O enterro da poluição ambiental
Além da poluição moral – o mal é o bem, as trevas são a luz, o amargo é doce – e da poluição teológica – o anticristo é o Cristo, o falso profeta é o profeta, o joio é o trigo, a expiação é pela dor e pela caridade –, temos também a poluição ambiental. O ser humano esqueceu-se de que foi feito mordomo da criação e egoisticamente tornou-se dono dela. Em vez de cuidar da terra, ele a explora o quanto pode. Daí a anarquia que desregula a chuva e a estiagem, o calor e o frio, o outono e a primavera, o nível do mar e as geleiras das montanhas. Daí a sujeira das praias, dos lagos e dos rios. Daí a quantidade enorme de destroços de naves espaciais em órbita da terra. Daí os danos causados à camada de ozônio. Daí os tsunâmis que invadem o litoral de todos os continentes. A despoluição do planeta e do espaço que o envolve é impossível. O máximo que se pode conseguir a custos elevadíssimos é a despoluição de uma praia, de um rio, de uma floresta. Mas quando a Bíblia fala de novos céus e nova terra, ela indica a remoção de toda a intromissão do ser humano e das potestades do mal incrustadas no primeiro céu e na primeira terra. A feiura cede lugar para a beleza original, o caos cede lugar para a ordem original, o vestido remendado cede lugar para o vestido novo, como está escrito: “Então vi uma nova terra e um novo céu, porque a primeira terra e o primeiro céu haviam desaparecido” (Ap 21.1).
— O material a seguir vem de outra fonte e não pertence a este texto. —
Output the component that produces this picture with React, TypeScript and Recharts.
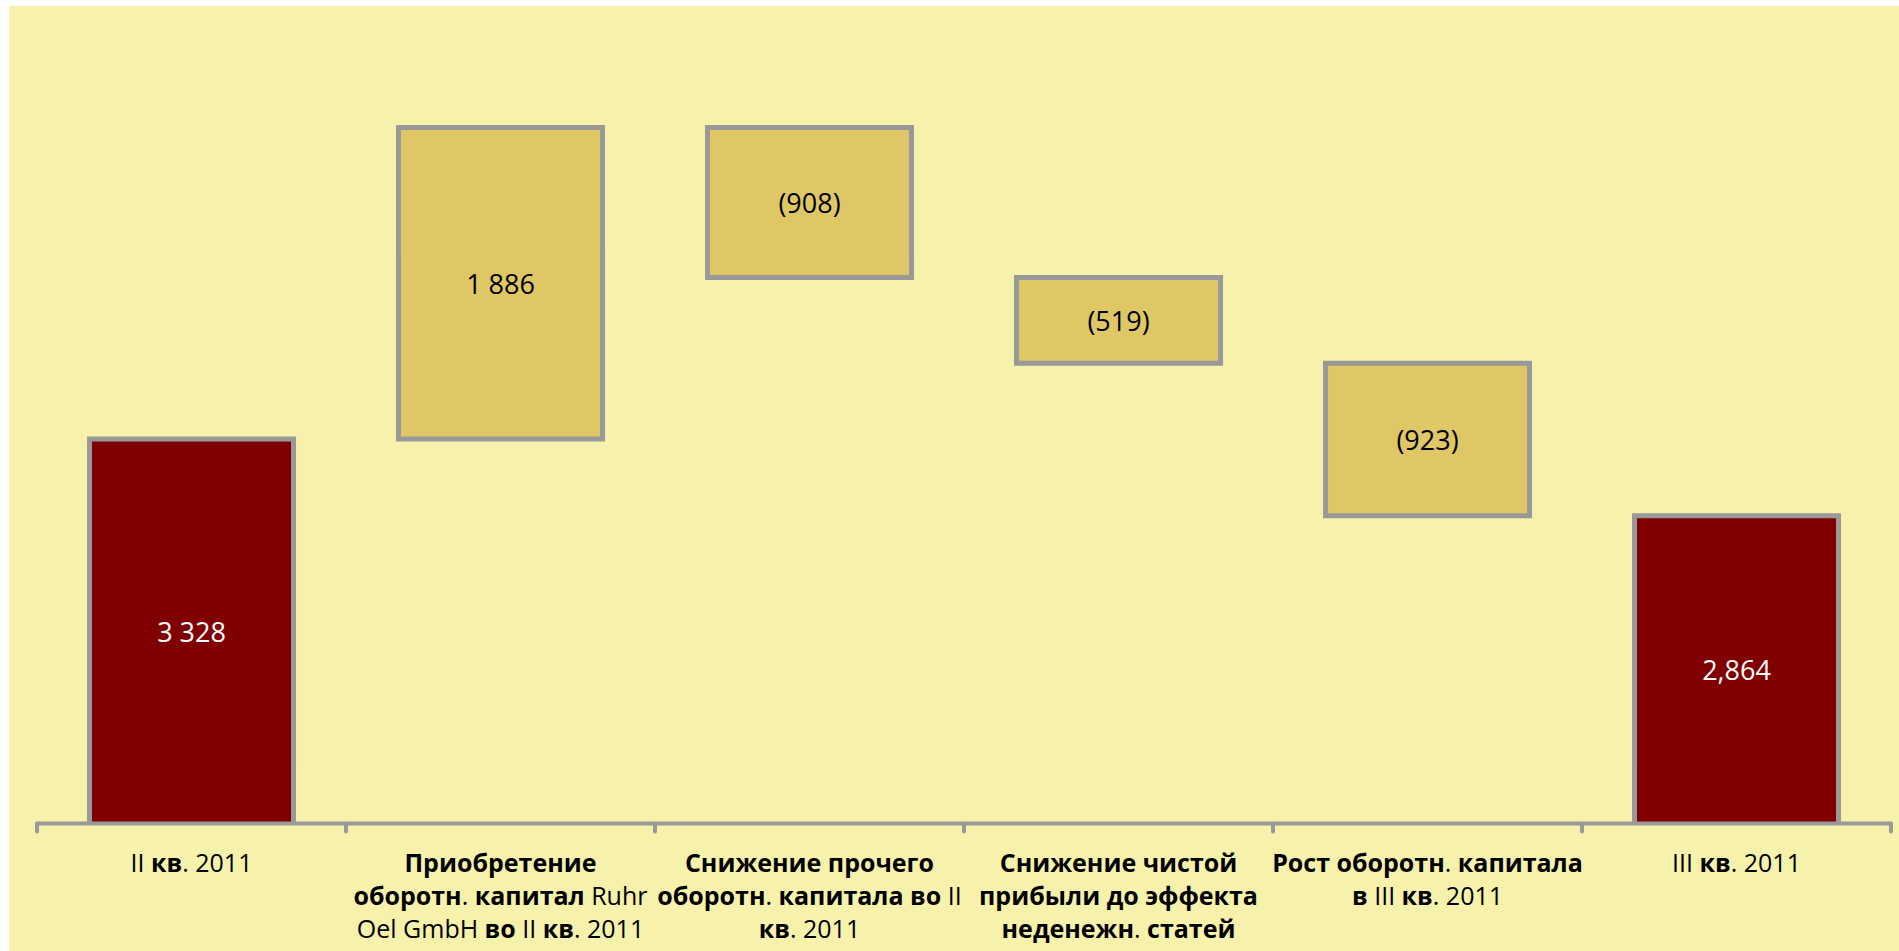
import React from 'react';
import { BarChart, Bar, XAxis, YAxis, Cell, LabelList } from 'recharts';

const CATEGORIES = [
  'II кв. 2011',
  'Приобретение\nоборотн. капитал Ruhr\nOel GmbH во II кв. 2011',
  'Снижение прочего\nоборотн. капитала во II\nкв. 2011',
  'Снижение чистой\nприбыли до эффекта\nнеденежн. статей',
  'Рост оборотн. капитала\nв III кв. 2011',
  'III кв. 2011',
];
const VALUES = [3328, 1886, -908, -519, -923, 2864];
const IS_TOTAL = [true, false, false, false, false, true];
const VALUE_LABELS = ['3 328', '1 886', '(908)', '(519)', '(923)', '2,864'];
const Y_DOMAIN = [1000, 5800];

const BG = '#F6F2AB';
const GOLD = '#DFC766';
const RED = '#800000';
const GREY = '#999999';
const FONT = '"Open Sans", "Noto Sans", sans-serif';

const W = 1890;
const H = 945;
const MARGIN = { top: 24.7, right: 8, left: 28, bottom: 0 };
const AXIS_H = 127.5;
const PLOT_BOTTOM = H - MARGIN.bottom - AXIS_H;
const BAND = (W - MARGIN.left - MARGIN.right) / CATEGORIES.length;

// waterfall: totals start from zero, deltas float on the running sum
let running = 0;
const data = CATEGORIES.map((name, i) => {
  let range: number[];
  if (IS_TOTAL[i]) {
    range = [0, VALUES[i]];
    running = VALUES[i];
  } else {
    const next = running + VALUES[i];
    range = [Math.min(running, next), Math.max(running, next)];
    running = next;
  }
  return { name, range, label: VALUE_LABELS[i], total: IS_TOTAL[i] };
});

function splitRuns(line: string) {
  // cyrillic words are bold, latin / digits / punctuation regular
  const runs: { text: string; bold: boolean }[] = [];
  const re = /[\u0400-\u04FF]+|[^\u0400-\u04FF]+/g;
  let m;
  while ((m = re.exec(line)) !== null) {
    runs.push({ text: m[0], bold: /[\u0400-\u04FF]/.test(m[0]) });
  }
  return runs;
}

function CategoryTick(props: any) {
  const { x, y, payload, index } = props;
  const lines = String(payload.value).split('\n');
  const edges = [x - BAND / 2];
  if (index === CATEGORIES.length - 1) edges.push(x + BAND / 2);
  return (
    <g>
      {edges.map((ex, k) => (
        <line key={k} x1={ex} y1={y} x2={ex} y2={y + 8} stroke={GREY} strokeWidth={4} strokeLinecap="round" />
      ))}
      <text textAnchor="middle" fontFamily={FONT} fontSize={25} fill="#000">
        {lines.map((line, i) => (
          <tspan key={i} x={x} y={y + 48.5 + i * 33}>
            {splitRuns(line).map((r, j) => (
              <tspan key={j} fontWeight={r.bold ? 700 : 400}>{r.text}</tspan>
            ))}
          </tspan>
        ))}
      </text>
    </g>
  );
}

function ValueLabel(props: any) {
  const vb = props.viewBox ?? props;
  const x = Number(vb.x ?? props.x);
  const y = Number(vb.y ?? props.y);
  const w = Number(vb.width ?? props.width);
  const h = Number(vb.height ?? props.height);
  const top = Math.min(y, y + h);
  const bottom = Math.min(Math.max(y, y + h), PLOT_BOTTOM);
  const idx = VALUE_LABELS.indexOf(String(props.value));
  const white = idx >= 0 && IS_TOTAL[idx];
  return (
    <text
      x={x + w / 2}
      y={(top + bottom) / 2}
      textAnchor="middle"
      dominantBaseline="central"
      fontFamily={FONT}
      fontSize={27}
      fill={white ? '#FFFFFF' : '#000000'}
    >
      {props.value}
    </text>
  );
}

export default function App() {
  return (
    <div style={{ position: 'absolute', left: 9, top: 6, width: W, height: H, background: BG }}>
      <BarChart width={W} height={H} data={data} margin={MARGIN} barCategoryGap="17%">
        <XAxis
          dataKey="name"
          height={AXIS_H}
          axisLine={{ stroke: GREY, strokeWidth: 4 }}
          tickLine={false}
          tickSize={0}
          tickMargin={0}
          interval={0}
          tick={<CategoryTick />}
        />
        <YAxis hide domain={Y_DOMAIN} allowDataOverflow />
        <Bar dataKey="range" stroke={GREY} strokeWidth={5} isAnimationActive={false}>
          {data.map((d, i) => (
            <Cell key={i} fill={d.total ? RED : GOLD} />
          ))}
          <LabelList dataKey="label" content={<ValueLabel />} />
        </Bar>
      </BarChart>
    </div>
  );
}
E nós vamos participar da marcha fúnebre da poluição!
O enterro dos demônios
Uma das nossas incógnitas é a origem do pecado em algum lugar do espaço afetando apenas os seres angelicais, antes da experiência adâmica. As chamadas potestades do ar ou os poderes espirituais cósmicos existem e não são, como lembra Richard Foster, “assombrações flutuando no ar e espreitando indivíduos incautos, mas realidades espirituais que desempenham papel definido nas atividades dos seres humanos” (Dinheiro, Sexo e Poder, p. 178). O mesmo autor afirma que “quem viu os crematórios de Dachau e Auschwitz não tem dificuldade para acreditar nas potestades demoníacas” (p. 180). Mas essas poderosas forças malignas já foram potencialmente derrotadas na morte e na ressurreição de Jesus. São forças vencidas, mas ainda insepultas. Mas quando chegar o que é completo, o diabo, a besta e o falso profeta serão lançados no “lago de fogo” e “serão atormentados dia e noite para todo o sempre” (Ap 20.10). E nós vamos participar da marcha fúnebre de todas as potestades do ar!